Current IWSR analysis of the tequila category shows that the premium tequila segment is set to drive the category forward, especially in the U.S. market, where it is expected to add more than $15 billion in additional value to the overall category by 2026. Outside the U.S., growth is expected as well though maybe not at the same rate.
Is a Tequila Shortage Coming Up?
Despite the additional agave planted over the last few years, premiumization and the rising popularity of aged tequila is leaving some concerned about a possible tequila shortage.
Debra Crew, CEO of Diageo—one of the world’s largest drinks companies and owner of Don Julio and Casamigos—recently told Yahoo! Finance: “On the aged kind of variants, the anejos, the reposados—things for us like 1942 Don Julio—we have faced some constraints on it just simply because the demand's so high… It is based on agave and really high-quality agave, so for us, it does take some time in the ground. And so we have had capped volumes. So, you know, if you see that 1942 out there, go and grab it.”
On the smaller, boutique brand end, Antonio Salles, master distiller at El Tequileño says that “there's always a chance that demand is greater than supply, especially with certain tequila expressions. I think [it] depends on your go-to brand. The tequila category has over 1,800 different brands, but only 184 registered tequila distilleries, and merely a portion of those are actively producing.”
Though, as the steady march of higher prices has shown, there is certainly a constraint on supply due to increased demand and material availability being tightened, it's not quite at the point where you need to freak out and storm the liquor store for your favorite agave tipple quite yet. Yet...but there are some that think we might be nearing the peak of tequila frenzy.
When Will Prices Go Back Down?
No one is sure when or if tequila prices will head back down, but some remain positive.

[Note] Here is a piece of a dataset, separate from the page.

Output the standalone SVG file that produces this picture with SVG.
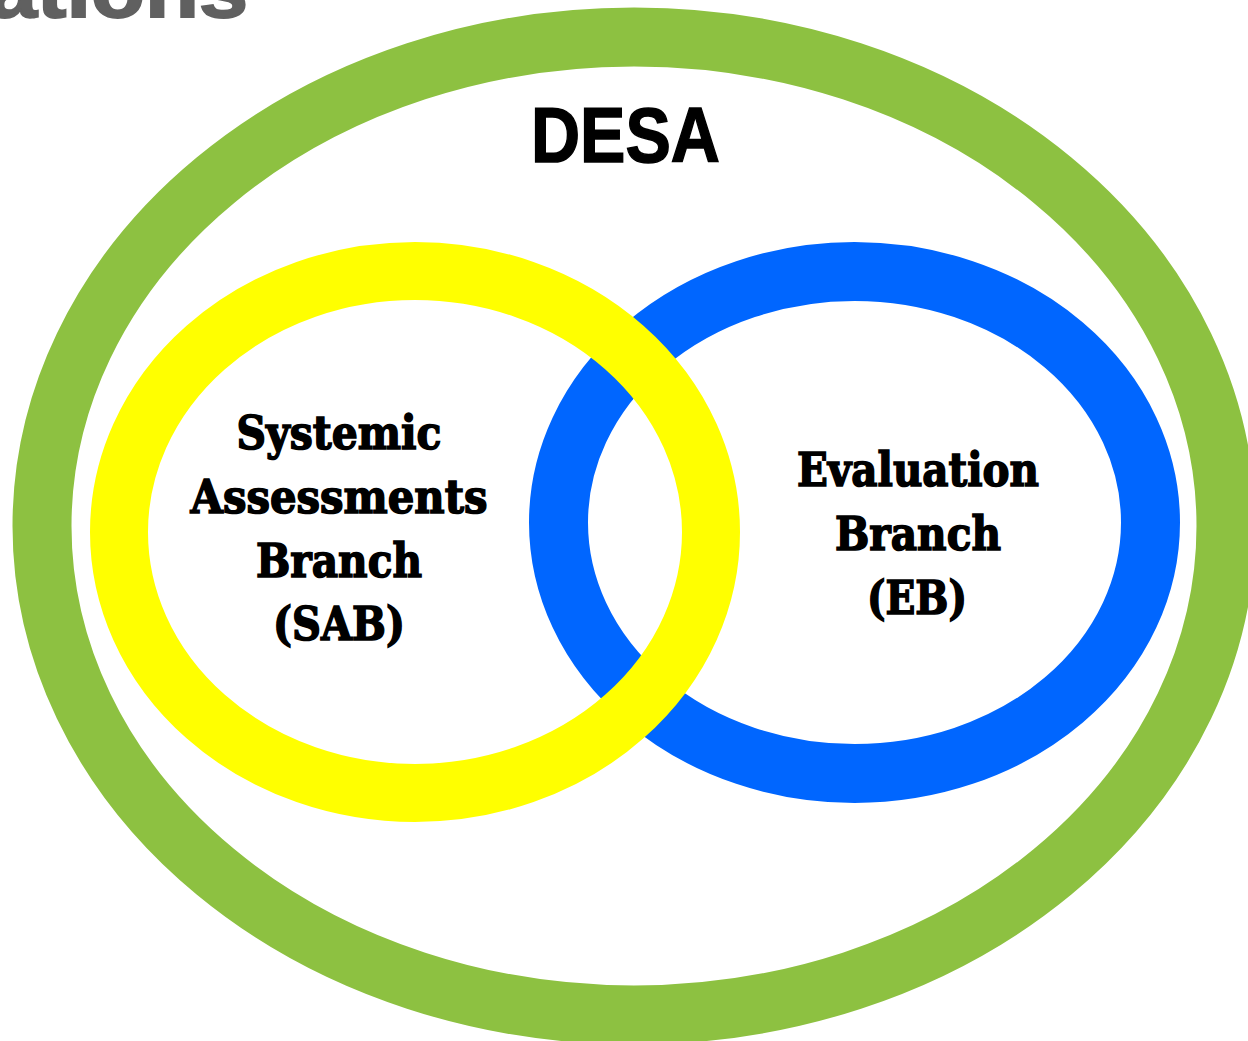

Fernando Felix, head of the U.S. and Canadian operations at Proximo Spirits, the subsidiary of Mexican distiller Becle that manages Jose Cuervo distribution, expects the price of agave to go down in about two years, when the agave planted a few years back becomes ready to harvest and supply begins to outpace demand.
In the meantime, the pressures on tequila pricing raise the prospect of category-adjacent products emerging, including mezcal and other agave spirits from countries outside Mexico such as Australia and South Africa. It's worth noting that the Southwestern United States and Northern Mexico also offer a intriguing alternative to tequila called sotol, which is made from an agave-like plant. The also-ancient spirit may just be what tequila lovers need in this time as it imparts a similar flavor and kick, and is generally cheaper (though a bit tougher to find) than tequila or mezcal.